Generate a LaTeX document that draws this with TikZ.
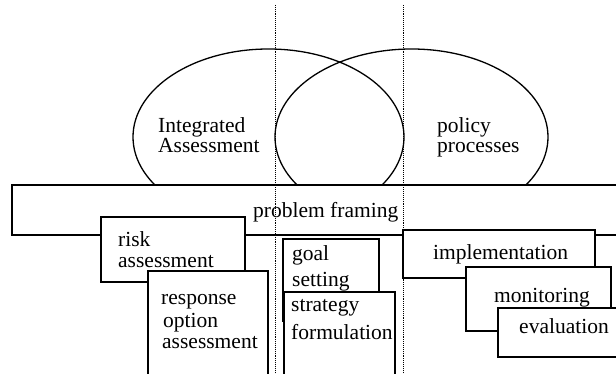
\documentclass[tikz,border=0pt]{standalone}
\usepackage{fontspec}
\setmainfont{Liberation Serif}
\usetikzlibrary{shapes.geometric}
\begin{document}
\begin{tikzpicture}[x=1pt,y=-1pt,
  every node/.style={font=\fontsize{21.5}{22}\selectfont},
  ell/.style={draw, ellipse, line width=1.3pt, inner sep=0pt, outer sep=0pt},
  box/.style={draw, fill=white, line width=1.7pt, rectangle, inner sep=0pt, outer sep=0pt, anchor=north west},
  lbl/.style={anchor=base west, inner sep=0pt},
  divider/.style={line width=0.9pt, densely dotted}]
\clip (0,0) rectangle (616,374);
\fill[white] (0,0) rectangle (616,374);
% ellipses
\node[ell, minimum width=271pt, minimum height=176pt] (ia) at (268.5,137) {};
\node[ell, minimum width=273pt, minimum height=176pt] (pp) at (411.5,137) {};
\node[lbl] (ia1) at (158,133) {Integrated};
\node[lbl] (ia2) at (158,153) {Assessment};
\node[lbl] (pp1) at (437,133) {policy};
\node[lbl] (pp2) at (437,153) {processes};
% problem framing band
\node[box, minimum width=640pt, minimum height=50pt] (pf) at (12,185) {};
\node[lbl] (pft) at (253,218) {problem framing};
% risk assessment
\node[box, minimum width=144pt, minimum height=65pt] (risk) at (101,217) {};
\node[lbl] (risk1) at (118,247) {risk};
\node[lbl] (risk2) at (118,268) {assessment};
% response option assessment
\node[box, minimum width=120pt, minimum height=110pt] (resp) at (148,271) {};
\node[lbl] (resp1) at (161,304) {response};
\node[lbl] (resp2) at (163,327) {option};
\node[lbl] (resp3) at (162,348) {assessment};
% goal setting
\node[box, minimum width=96pt, minimum height=82pt] (goal) at (283,239) {};
\node[lbl] (goal1) at (292,261) {goal};
\node[lbl] (goal2) at (292,287) {setting};
% strategy formulation
\node[box, minimum width=111pt, minimum height=90pt] (strat) at (284,292) {};
\node[lbl] (strat1) at (291,312) {strategy};
\node[lbl] (strat2) at (291,339) {formulation};
% implementation
\node[box, minimum width=192pt, minimum height=48pt] (impl) at (403,230) {};
\node[lbl] (impl1) at (433,260) {implementation};
% monitoring
\node[box, minimum width=145pt, minimum height=64pt] (mon) at (466,267) {};
\node[lbl] (mon1) at (494,302) {monitoring};
% evaluation
\node[box, minimum width=160pt, minimum height=49pt] (eval) at (498,308) {};
\node[lbl] (eval1) at (519,333) {evaluation};
% dotted dividers
\coordinate (d1t) at (275,5);
\coordinate (d1b) at (275,380);
\coordinate (d2t) at (403,5);
\coordinate (d2b) at (403,380);
\draw[divider] (d1t) -- (d1b);
\draw[divider] (d2t) -- (d2b);
\end{tikzpicture}
\end{document}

WHAT YOU HAVE TO DO: Repeat the data exactly, without the pictures.

RESULT BELOW:
Generate a LaTeX document that draws this with TikZ.
\documentclass[tikz,border=0pt]{standalone}
\usepackage{fontspec}
\setmainfont{Liberation Serif}
\usetikzlibrary{shapes.geometric}
\begin{document}
\begin{tikzpicture}[x=1pt,y=-1pt,
  every node/.style={font=\fontsize{21.5}{22}\selectfont},
  ell/.style={draw, ellipse, line width=1.3pt, inner sep=0pt, outer sep=0pt},
  box/.style={draw, fill=white, line width=1.7pt, rectangle, inner sep=0pt, outer sep=0pt, anchor=north west},
  lbl/.style={anchor=base west, inner sep=0pt},
  divider/.style={line width=0.9pt, densely dotted}]
\clip (0,0) rectangle (616,374);
\fill[white] (0,0) rectangle (616,374);
% ellipses
\node[ell, minimum width=271pt, minimum height=176pt] (ia) at (268.5,137) {};
\node[ell, minimum width=273pt, minimum height=176pt] (pp) at (411.5,137) {};
\node[lbl] (ia1) at (158,133) {Integrated};
\node[lbl] (ia2) at (158,153) {Assessment};
\node[lbl] (pp1) at (437,133) {policy};
\node[lbl] (pp2) at (437,153) {processes};
% problem framing band
\node[box, minimum width=640pt, minimum height=50pt] (pf) at (12,185) {};
\node[lbl] (pft) at (253,218) {problem framing};
% risk assessment
\node[box, minimum width=144pt, minimum height=65pt] (risk) at (101,217) {};
\node[lbl] (risk1) at (118,247) {risk};
\node[lbl] (risk2) at (118,268) {assessment};
% response option assessment
\node[box, minimum width=120pt, minimum height=110pt] (resp) at (148,271) {};
\node[lbl] (resp1) at (161,304) {response};
\node[lbl] (resp2) at (163,327) {option};
\node[lbl] (resp3) at (162,348) {assessment};
% goal setting
\node[box, minimum width=96pt, minimum height=82pt] (goal) at (283,239) {};
\node[lbl] (goal1) at (292,261) {goal};
\node[lbl] (goal2) at (292,287) {setting};
% strategy formulation
\node[box, minimum width=111pt, minimum height=90pt] (strat) at (284,292) {};
\node[lbl] (strat1) at (291,312) {strategy};
\node[lbl] (strat2) at (291,339) {formulation};
% implementation
\node[box, minimum width=192pt, minimum height=48pt] (impl) at (403,230) {};
\node[lbl] (impl1) at (433,260) {implementation};
% monitoring
\node[box, minimum width=145pt, minimum height=64pt] (mon) at (466,267) {};
\node[lbl] (mon1) at (494,302) {monitoring};
% evaluation
\node[box, minimum width=160pt, minimum height=49pt] (eval) at (498,308) {};
\node[lbl] (eval1) at (519,333) {evaluation};
% dotted dividers
\coordinate (d1t) at (275,5);
\coordinate (d1b) at (275,380);
\coordinate (d2t) at (403,5);
\coordinate (d2b) at (403,380);
\draw[divider] (d1t) -- (d1b);
\draw[divider] (d2t) -- (d2b);
\end{tikzpicture}
\end{document}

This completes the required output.